18 juillet. — Les fêtes.

Voilà que ça commence. Et ça commence, naturellement, par une corvée : nous mouillons deux ancres à jet qui nous permettront de nous tenir « évités » l’avant vers l’Ouest, quels que soient le vent et le courant ; il s’agit de former pour la revue navale de belles et larges avenues parallèles que parcourra l’Élan, suivi de son cortège.

Les chaloupés sont en branle, le « maître, » entouré de ses seconds, distribue d’un air imposant et digne la besogne à ses gabiers affairés ; les gros câbles montent du fond de la cale, avec les orins et les bouées. C’est tout l’appareil de la vieille marine qui réapparaît, qui sert toujours, d’ailleurs, et dont on aura toujours besoin...

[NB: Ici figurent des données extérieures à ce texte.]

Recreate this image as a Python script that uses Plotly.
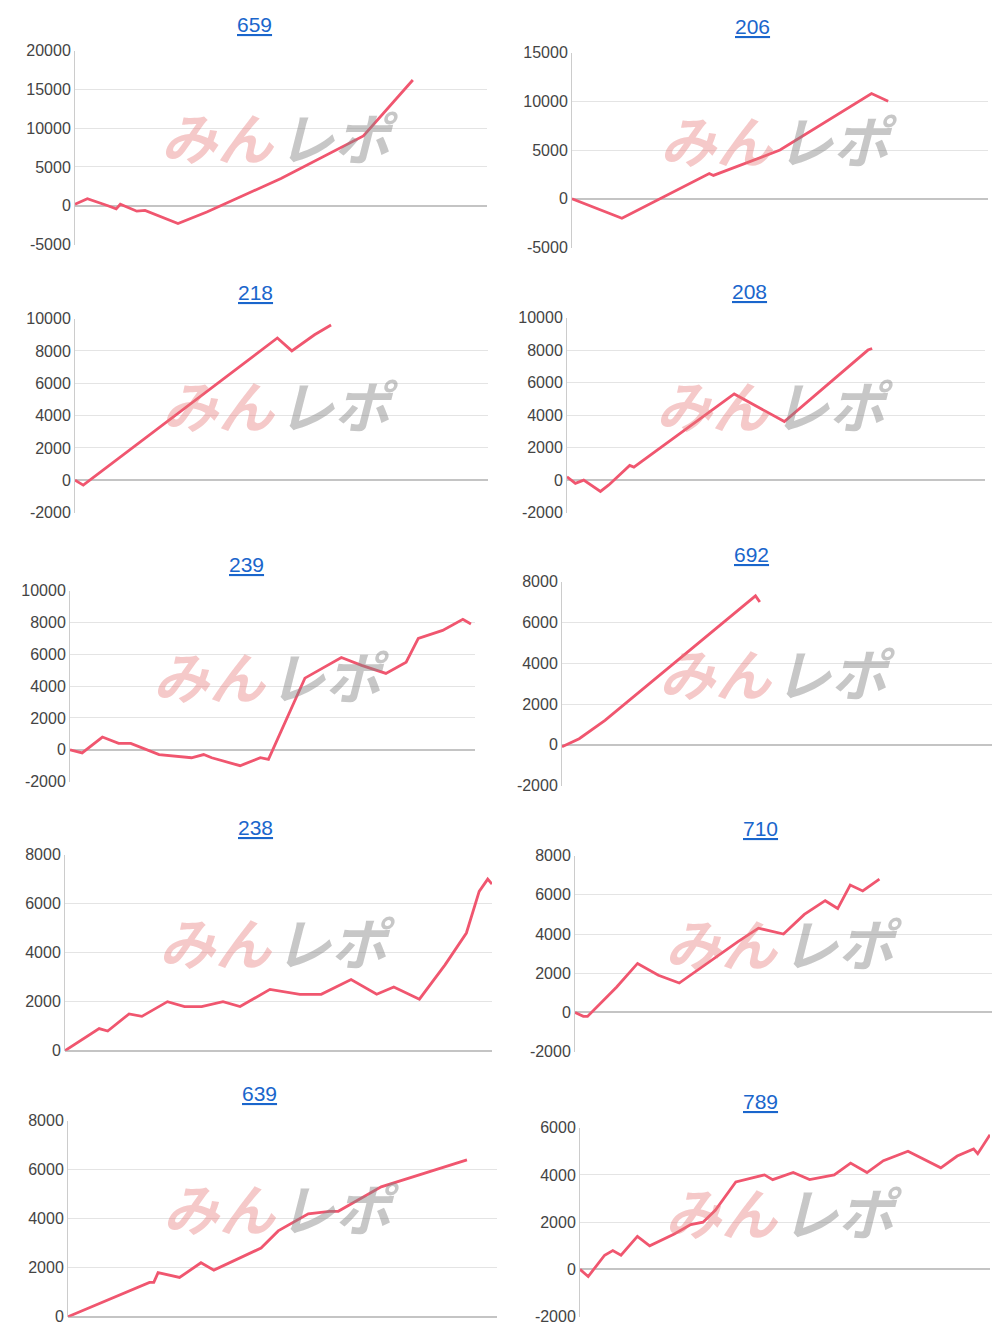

Personne ne chôme, cependant. Voici les torpilleurs penchés sur leurs circuits d’illuminations, les timoniers sur leur grand pavois, les canonniers qui disposent leurs pièces et leurs munitions à blanc pour les saints, pour le combat de nuit. Toute la ruche est en rumeur, tandis que l’ordonnateur de tous ces mouvemens, l’officier en second, médite, en compagnie du capitaine d’armes, son bras droit, sur le « passage à la bande » qu’il faudra exécuter demain dans l’après-midi.

Et la fête vénitienne ? ... On s’en occupe aussi. Les patrons des canots, les charpentiers, les voiliers s’empressent autour de L***, l’officier de manœuvre, chargé des embarcations. « Qu’est-ce que vous allez faire, quel genre de décoration ? ... — Chut ! — c’est un secret. Vous verrez ça demain. »


3 h. 45. — Le moment solennel est arrivé. Le canon du Roule tonne et de sourds échos se prolongent dans l’étroite vallée de Quincampoix. Aussitôt la rade entière se pavoise au signal du Bouvet. C’est magique et l’effet est prenant, comme de tous les mouvemens d’ensemble bien exécutés.

« En voilà pour 36 heures de bamboula !... » dit entre haut et bas le gabier Potrel, le loustic attitré de l’équipage. Je le regarde sévèrement, malgré une forte envie de rire, et mon farceur se dissimule derrière un camarade avec un air honteux qui ne me trompe guère.